[Information provided]:
####
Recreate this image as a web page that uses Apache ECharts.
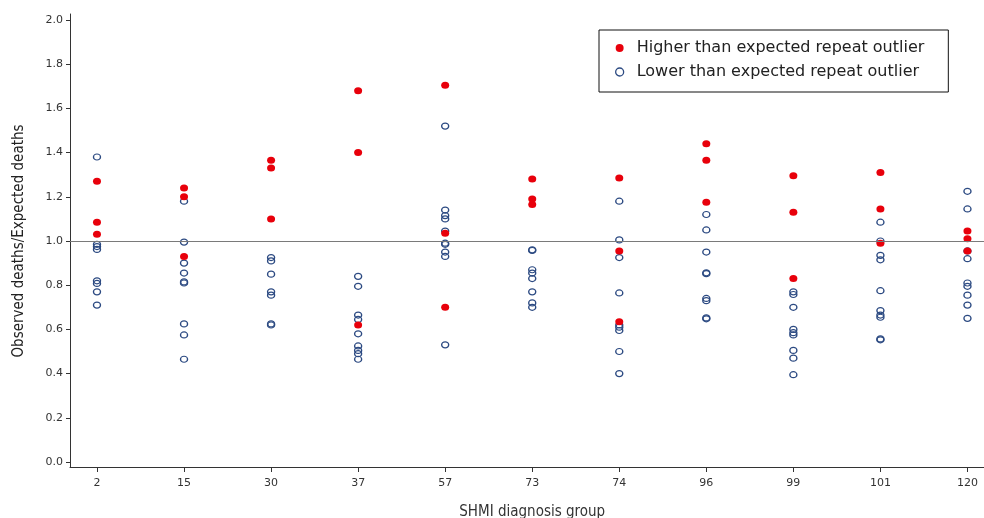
<!DOCTYPE html>
<html>
<head>
<meta charset="utf-8">
<script src="https://cdn.jsdelivr.net/npm/echarts@6/dist/echarts.min.js"></script>
<style>
html,body{margin:0;padding:0;background:#fff;}
#chart{width:984px;height:518px;}
</style>
</head>
<body>
<div id="chart"></div>
<script>
var categories = ['2','15','30','37','57','73','74','96','99','101','120'];
var yTicks = ['0.0','0.2','0.4','0.6','0.8','1.0','1.2','1.4','1.6','1.8','2.0'];

var higherValues = [
  [1.27, 1.085, 1.03],
  [1.24, 1.20, 0.93],
  [1.365, 1.33, 1.10],
  [1.68, 1.40, 0.62],
  [1.705, 1.035, 0.70],
  [1.28, 1.19, 1.165],
  [1.285, 0.955, 0.635],
  [1.44, 1.365, 1.175],
  [1.295, 1.13, 0.83],
  [1.31, 1.145, 0.99],
  [1.045, 1.01, 0.955]
];

var lowerValues = [
  [1.38, 0.985, 0.975, 0.962, 0.82, 0.808, 0.77, 0.71],
  [1.18, 0.995, 0.90, 0.855, 0.815, 0.81, 0.625, 0.575, 0.465],
  [0.925, 0.91, 0.85, 0.77, 0.755, 0.625, 0.62],
  [0.84, 0.795, 0.665, 0.645, 0.58, 0.525, 0.505, 0.49, 0.465],
  [1.52, 1.14, 1.115, 1.10, 1.045, 0.99, 0.985, 0.95, 0.93, 0.53],
  [0.96, 0.957, 0.87, 0.855, 0.83, 0.77, 0.72, 0.70],
  [1.18, 1.005, 0.925, 0.765, 0.62, 0.61, 0.595, 0.50, 0.40],
  [1.12, 1.05, 0.95, 0.856, 0.852, 0.74, 0.73, 0.652, 0.648],
  [0.77, 0.758, 0.70, 0.60, 0.585, 0.575, 0.505, 0.47, 0.395],
  [1.085, 1.0, 0.935, 0.915, 0.775, 0.685, 0.665, 0.655, 0.557, 0.553],
  [1.225, 1.145, 0.955, 0.92, 0.81, 0.795, 0.755, 0.71, 0.65]
];

function toPoints(groups){
  var out = [];
  groups.forEach(function(vals, i){
    vals.forEach(function(v){ out.push([i, v]); });
  });
  return out;
}

var fontFam = 'DejaVu Sans, Verdana, sans-serif';
var nameFam = 'DejaVu Sans Condensed, Liberation Sans Narrow, DejaVu Sans, sans-serif';
var n = categories.length;
var step = 914 / (n - 1 + 0.31 + 0.19);
var firstX = 70 + 0.31 * step;

var chart = echarts.init(document.getElementById('chart'), null, {renderer:'canvas'});
chart.setOption({
  animation: false,
  backgroundColor: '#fff',
  grid: [
    {left: 70, top: 20, width: 914, height: 442, outerBoundsMode: 'none', containLabel: false},
    {left: firstX, top: 25, width: step * (n - 1), height: 442, outerBoundsMode: 'none', containLabel: false},
    {left: 70, top: 14, width: 914, height: 453, outerBoundsMode: 'none', containLabel: false}
  ],
  xAxis: [
    {gridIndex: 0, type: 'value', min: -0.31, max: n - 1 + 0.19,
     axisLine: {show: false, onZero: false}, axisTick: {show: false}, axisLabel: {show: false}, splitLine: {show: false}},
    {gridIndex: 1, type: 'category', data: categories, boundaryGap: false,
     axisLine: {show: false, onZero: false},
     axisTick: {show: true, length: 5, lineStyle: {color: '#333', width: 1}},
     axisLabel: {color: '#333', fontSize: 11, fontFamily: fontFam, margin: 11},
     name: 'SHMI diagnosis group', nameLocation: 'middle', nameGap: 38,
     nameTextStyle: {color: '#333', fontSize: 15, fontFamily: nameFam}},
    {gridIndex: 2, type: 'value', min: 0, max: 1,
     axisLine: {show: true, onZero: false, lineStyle: {color: '#333', width: 1}},
     axisTick: {show: false}, axisLabel: {show: false}, splitLine: {show: false}}
  ],
  yAxis: [
    {gridIndex: 0, type: 'value', min: 0, max: 2, interval: 0.2,
     axisLine: {show: false, onZero: false},
     axisTick: {show: true, length: 4, lineStyle: {color: '#333', width: 1}},
     axisLabel: {color: '#333', fontSize: 11, fontFamily: fontFam, margin: 7,
       formatter: function(v){ return yTicks[Math.round(v / 0.2)]; }},
     splitLine: {show: false},
     name: 'Observed deaths/Expected deaths', nameLocation: 'middle', nameGap: 43,
     nameTextStyle: {color: '#222', fontSize: 15, fontFamily: nameFam}},
    {gridIndex: 1, type: 'value', min: 0, max: 2, show: false},
    {gridIndex: 2, type: 'value', min: 0, max: 1,
     axisLine: {show: true, onZero: false, lineStyle: {color: '#333', width: 1}},
     axisTick: {show: false}, axisLabel: {show: false}, splitLine: {show: false}}
  ],
  legend: {
    left: 599, top: 30, orient: 'vertical',
    padding: [10, 24, 12, 16], itemGap: 8, itemWidth: 10, itemHeight: 8,
    borderColor: '#111', borderWidth: 1,
    textStyle: {color: '#222', fontSize: 16, fontFamily: fontFam, padding: [0, 0, 0, 7]},
    data: [
      {name: 'Higher than expected repeat outlier', icon: 'circle',
       itemStyle: {color: '#e8000b', borderWidth: 0, opacity: 1}},
      {name: 'Lower than expected repeat outlier', icon: 'circle',
       itemStyle: {color: '#fff', borderColor: '#2c4a82', borderWidth: 1.3, opacity: 1}}
    ]
  },
  series: [
    {
      name: 'Lower than expected repeat outlier', type: 'scatter',
      xAxisIndex: 0, yAxisIndex: 0, z: 2,
      symbol: 'circle', symbolSize: [7, 6],
      itemStyle: {color: 'rgba(255,255,255,0)', borderColor: '#2c4a82', borderWidth: 1.3, opacity: 1},
      data: toPoints(lowerValues),
      markLine: {
        silent: true, symbol: 'none', label: {show: false},
        lineStyle: {color: '#7a7a7a', width: 1, type: 'solid'},
        data: [{yAxis: 1}]
      }
    },
    {
      name: 'Higher than expected repeat outlier', type: 'scatter',
      xAxisIndex: 0, yAxisIndex: 0, z: 3,
      symbol: 'circle', symbolSize: [8, 7],
      itemStyle: {color: '#e8000b', opacity: 1},
      data: toPoints(higherValues)
    }
  ]
});
</script>
</body>
</html>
####
[Task description]: Print the full listing exactly, dropping the pictures.

[Task response]:
Recreate this image as a web page that uses Apache ECharts.
<!DOCTYPE html>
<html>
<head>
<meta charset="utf-8">
<script src="https://cdn.jsdelivr.net/npm/echarts@6/dist/echarts.min.js"></script>
<style>
html,body{margin:0;padding:0;background:#fff;}
#chart{width:984px;height:518px;}
</style>
</head>
<body>
<div id="chart"></div>
<script>
var categories = ['2','15','30','37','57','73','74','96','99','101','120'];
var yTicks = ['0.0','0.2','0.4','0.6','0.8','1.0','1.2','1.4','1.6','1.8','2.0'];

var higherValues = [
  [1.27, 1.085, 1.03],
  [1.24, 1.20, 0.93],
  [1.365, 1.33, 1.10],
  [1.68, 1.40, 0.62],
  [1.705, 1.035, 0.70],
  [1.28, 1.19, 1.165],
  [1.285, 0.955, 0.635],
  [1.44, 1.365, 1.175],
  [1.295, 1.13, 0.83],
  [1.31, 1.145, 0.99],
  [1.045, 1.01, 0.955]
];

var lowerValues = [
  [1.38, 0.985, 0.975, 0.962, 0.82, 0.808, 0.77, 0.71],
  [1.18, 0.995, 0.90, 0.855, 0.815, 0.81, 0.625, 0.575, 0.465],
  [0.925, 0.91, 0.85, 0.77, 0.755, 0.625, 0.62],
  [0.84, 0.795, 0.665, 0.645, 0.58, 0.525, 0.505, 0.49, 0.465],
  [1.52, 1.14, 1.115, 1.10, 1.045, 0.99, 0.985, 0.95, 0.93, 0.53],
  [0.96, 0.957, 0.87, 0.855, 0.83, 0.77, 0.72, 0.70],
  [1.18, 1.005, 0.925, 0.765, 0.62, 0.61, 0.595, 0.50, 0.40],
  [1.12, 1.05, 0.95, 0.856, 0.852, 0.74, 0.73, 0.652, 0.648],
  [0.77, 0.758, 0.70, 0.60, 0.585, 0.575, 0.505, 0.47, 0.395],
  [1.085, 1.0, 0.935, 0.915, 0.775, 0.685, 0.665, 0.655, 0.557, 0.553],
  [1.225, 1.145, 0.955, 0.92, 0.81, 0.795, 0.755, 0.71, 0.65]
];

function toPoints(groups){
  var out = [];
  groups.forEach(function(vals, i){
    vals.forEach(function(v){ out.push([i, v]); });
  });
  return out;
}

var fontFam = 'DejaVu Sans, Verdana, sans-serif';
var nameFam = 'DejaVu Sans Condensed, Liberation Sans Narrow, DejaVu Sans, sans-serif';
var n = categories.length;
var step = 914 / (n - 1 + 0.31 + 0.19);
var firstX = 70 + 0.31 * step;

var chart = echarts.init(document.getElementById('chart'), null, {renderer:'canvas'});
chart.setOption({
  animation: false,
  backgroundColor: '#fff',
  grid: [
    {left: 70, top: 20, width: 914, height: 442, outerBoundsMode: 'none', containLabel: false},
    {left: firstX, top: 25, width: step * (n - 1), height: 442, outerBoundsMode: 'none', containLabel: false},
    {left: 70, top: 14, width: 914, height: 453, outerBoundsMode: 'none', containLabel: false}
  ],
  xAxis: [
    {gridIndex: 0, type: 'value', min: -0.31, max: n - 1 + 0.19,
     axisLine: {show: false, onZero: false}, axisTick: {show: false}, axisLabel: {show: false}, splitLine: {show: false}},
    {gridIndex: 1, type: 'category', data: categories, boundaryGap: false,
     axisLine: {show: false, onZero: false},
     axisTick: {show: true, length: 5, lineStyle: {color: '#333', width: 1}},
     axisLabel: {color: '#333', fontSize: 11, fontFamily: fontFam, margin: 11},
     name: 'SHMI diagnosis group', nameLocation: 'middle', nameGap: 38,
     nameTextStyle: {color: '#333', fontSize: 15, fontFamily: nameFam}},
    {gridIndex: 2, type: 'value', min: 0, max: 1,
     axisLine: {show: true, onZero: false, lineStyle: {color: '#333', width: 1}},
     axisTick: {show: false}, axisLabel: {show: false}, splitLine: {show: false}}
  ],
  yAxis: [
    {gridIndex: 0, type: 'value', min: 0, max: 2, interval: 0.2,
     axisLine: {show: false, onZero: false},
     axisTick: {show: true, length: 4, lineStyle: {color: '#333', width: 1}},
     axisLabel: {color: '#333', fontSize: 11, fontFamily: fontFam, margin: 7,
       formatter: function(v){ return yTicks[Math.round(v / 0.2)]; }},
     splitLine: {show: false},
     name: 'Observed deaths/Expected deaths', nameLocation: 'middle', nameGap: 43,
     nameTextStyle: {color: '#222', fontSize: 15, fontFamily: nameFam}},
    {gridIndex: 1, type: 'value', min: 0, max: 2, show: false},
    {gridIndex: 2, type: 'value', min: 0, max: 1,
     axisLine: {show: true, onZero: false, lineStyle: {color: '#333', width: 1}},
     axisTick: {show: false}, axisLabel: {show: false}, splitLine: {show: false}}
  ],
  legend: {
    left: 599, top: 30, orient: 'vertical',
    padding: [10, 24, 12, 16], itemGap: 8, itemWidth: 10, itemHeight: 8,
    borderColor: '#111', borderWidth: 1,
    textStyle: {color: '#222', fontSize: 16, fontFamily: fontFam, padding: [0, 0, 0, 7]},
    data: [
      {name: 'Higher than expected repeat outlier', icon: 'circle',
       itemStyle: {color: '#e8000b', borderWidth: 0, opacity: 1}},
      {name: 'Lower than expected repeat outlier', icon: 'circle',
       itemStyle: {color: '#fff', borderColor: '#2c4a82', borderWidth: 1.3, opacity: 1}}
    ]
  },
  series: [
    {
      name: 'Lower than expected repeat outlier', type: 'scatter',
      xAxisIndex: 0, yAxisIndex: 0, z: 2,
      symbol: 'circle', symbolSize: [7, 6],
      itemStyle: {color: 'rgba(255,255,255,0)', borderColor: '#2c4a82', borderWidth: 1.3, opacity: 1},
      data: toPoints(lowerValues),
      markLine: {
        silent: true, symbol: 'none', label: {show: false},
        lineStyle: {color: '#7a7a7a', width: 1, type: 'solid'},
        data: [{yAxis: 1}]
      }
    },
    {
      name: 'Higher than expected repeat outlier', type: 'scatter',
      xAxisIndex: 0, yAxisIndex: 0, z: 3,
      symbol: 'circle', symbolSize: [8, 7],
      itemStyle: {color: '#e8000b', opacity: 1},
      data: toPoints(higherValues)
    }
  ]
});
</script>
</body>
</html>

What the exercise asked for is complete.